As a Muslim, I felt a special connection with the Maldives and its people. It really amazes me how I share so much with them even though they are thousands of miles from home, right in the middle of the Indian Ocean.
Taha, Libyan (& a wee bit Scottish) (Maldives Marine and Turtle Conservation)
I am truly grateful for having met so many amazing people and making some unforgettable memories. It is experiences like this that impart such profound impacts on your life. Take in the small moments. Appreciate the sunsets and the vastness of the night sky filled with stars. Take pride in the fact that you are contributing to the preservation of the natural world. Inspire one another. Gain perspective and grow.
I am leaving this island full of ambition. My drive and compassion to preserve the integrity of the earth has only been amplified through this experience. Whatever aspirations you may have in life, I only hope that your time here ignites some sort of inspiration, as it did for me.
Stephanie, Canada (Maldives Teaching Assistant, Maldives Marine and Turtle Conservation)
Crazy to think that my time here in Naifaru has come to an end. My time here has definitely been an experience I will never forget. This truly is a once in a lifetime experience, one that I am so grateful to have taken.

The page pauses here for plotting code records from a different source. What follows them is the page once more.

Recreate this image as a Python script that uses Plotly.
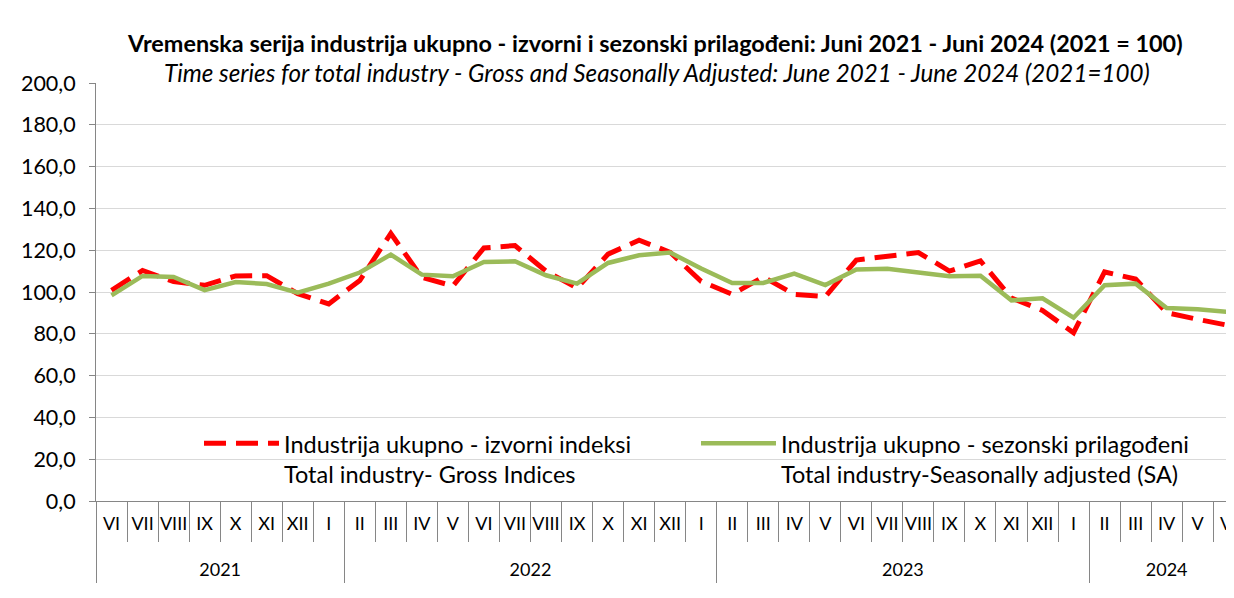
import plotly.graph_objects as go

# ---- data ----
month_labels = ["VI", "VII", "VIII", "IX", "X", "XI", "XII", "I",
                "II", "III", "IV", "V", "VI", "VII", "VIII", "IX", "X", "XI", "XII", "I",
                "II", "III", "IV", "V", "VI", "VII", "VIII", "IX", "X", "XI", "XII", "I",
                "II", "III", "IV", "V", "VI"]
year_labels = ["2021", "2022", "2023", "2024"]
year_sizes = [8, 12, 12, 5]          # number of month slots under each year label

gross = [100.8, 110.3, 105.0, 103.2, 107.7, 107.8, 99.2, 94.3,
         105.5, 128.0, 107.0, 102.9, 121.1, 122.2, 110.0, 101.9, 118.1, 124.8, 119.0, 105.1,
         98.9, 107.2, 98.9, 97.8, 115.3, 117.0, 118.9, 110.0, 114.9, 97.1, 91.2, 80.5,
         109.6, 106.2, 90.1, 86.9, 84.0]
sa = [98.4, 107.7, 107.2, 100.9, 104.8, 103.8, 99.7, 104.0,
      109.3, 117.9, 108.3, 107.5, 114.4, 114.7, 108.0, 104.0, 113.9, 117.6, 118.9, 111.2,
      104.3, 104.3, 108.8, 103.3, 110.8, 111.1, 109.3, 107.5, 107.8, 96.0, 97.0, 87.7,
      103.2, 104.0, 92.3, 91.8, 90.4]

name_gross = "Industrija ukupno - izvorni indeksi<br>Total industry- Gross Indices"
name_sa = "Industrija ukupno - sezonski prilagođeni<br>Total industry-Seasonally adjusted (SA)"
title_1 = "<b>Vremenska serija industrija ukupno - izvorni i sezonski prilagođeni: Juni 2021 - Juni 2024 (2021 = 100)</b>"
title_2 = "<i>Time series for total industry - Gross and Seasonally Adjusted: June 2021 - June 2024 (2021=100)</i>"

FONT = "Lato"
AXIS = "#868686"

# slot positions derived from the label lists
idx = list(range(len(month_labels)))
bounds = [i - 0.5 for i in range(len(month_labels) + 1)]
year_edges = [-0.5]
for n in year_sizes:
    year_edges.append(year_edges[-1] + n)
year_centers = [(a + b) / 2 for a, b in zip(year_edges[:-1], year_edges[1:])]
XR = [-0.5, 36.17]

fig = go.Figure()
fig.add_trace(go.Scatter(
    x=idx, y=gross, mode="lines", name=name_gross,
    line=dict(color="#FF0000", width=5, dash="22px,10px"),
))
fig.add_trace(go.Scatter(
    x=idx, y=sa, mode="lines", name=name_sa,
    line=dict(color="#9BBB59", width=4.5),
))
# invisible helper so the year axis is drawn
fig.add_trace(go.Scatter(
    x=idx, y=sa, mode="lines", xaxis="x2", showlegend=False, hoverinfo="skip",
    line=dict(color="rgba(0,0,0,0)", width=0),
))

# the page body has an 8px default margin: figure is sized/offset to compensate
fig.update_layout(
    width=1226, height=590,
    margin=dict(l=88, r=0, t=75, b=97, autoexpand=False),
    paper_bgcolor="white", plot_bgcolor="white",
    separators=",.",
    font=dict(family=FONT, size=18, color="#000000"),
    showlegend=True,
    legend=dict(
        orientation="h", x=0.0905, xanchor="left", y=0.19, yanchor="top",
        valign="top",
        font=dict(family=FONT, size=23.5, color="#000000"),
        entrywidth=407, entrywidthmode="pixels",
        bgcolor="rgba(0,0,0,0)", itemwidth=75,
    ),
    annotations=[
        dict(text=title_1, x=0.491, y=1.0957, xref="paper", yref="paper",
             xanchor="center", yanchor="middle", showarrow=False,
             font=dict(family=FONT, size=23.4, color="#000000")),
        dict(text=title_2, x=0.493, y=1.024, xref="paper", yref="paper",
             xanchor="center", yanchor="middle", showarrow=False,
             font=dict(family=FONT, size=24.2, color="#000000")),
    ],
    xaxis=dict(
        range=XR, showgrid=False, zeroline=False, automargin=False,
        showline=True, linecolor=AXIS, linewidth=1,
        tickmode="array", tickvals=idx, ticktext=month_labels, tickangle=0,
        ticks="", ticklabelstandoff=6, ticklabeloverflow="allow",
        tickfont=dict(family=FONT, size=18, color="#000000"),
        minor=dict(tickmode="array", tickvals=bounds, ticks="outside",
                   ticklen=40, tickcolor=AXIS, tickwidth=1, showgrid=False),
    ),
    xaxis2=dict(
        overlaying="x", anchor="y", side="bottom", automargin=False,
        range=XR, showgrid=False, zeroline=False, showline=False,
        tickmode="array", tickvals=year_centers, ticktext=year_labels, tickangle=0,
        ticks="", ticklabelstandoff=56, ticklabeloverflow="allow",
        tickfont=dict(family=FONT, size=18, color="#000000"),
        minor=dict(tickmode="array", tickvals=year_edges, ticks="outside",
                   ticklen=81, tickcolor=AXIS, tickwidth=1, showgrid=False),
    ),
)

fig.update_yaxes(
    range=[0, 200], dtick=20, tickformat=".1f", automargin=False,
    showgrid=True, gridcolor="#D9D9D9", gridwidth=1,
    showline=True, linecolor=AXIS, linewidth=1,
    ticks="outside", ticklen=6, tickcolor=AXIS,
    ticklabelstandoff=9,
    tickfont=dict(family=FONT, size=21.5, color="#000000"),
    zeroline=False,
)

fig.write_html("out.html")
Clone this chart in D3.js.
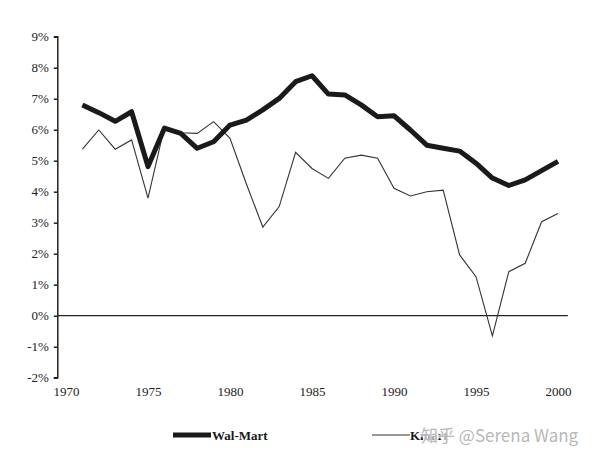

Throughout my three months here I have met some amazing people. I’ve seen and done and experienced some amazing things. To sum up everything I’ve done and will remember for ever: …..camping on Dhidoo, night fishing, breakfast at Luisha’s, Chillipot, Monopoly Deal, the sunsets (something I will miss so so much), the turtles, watching the world cup on a giant screen outside, under the moonlight, whilst listening to the waves crash… I could go on forever.
You’re in an amazing country surrounded by amazing people, snorkel, explore, see the ‘real’ Maldives. Not many people will have this opportunity. Totally make the most of it. I really will miss this place.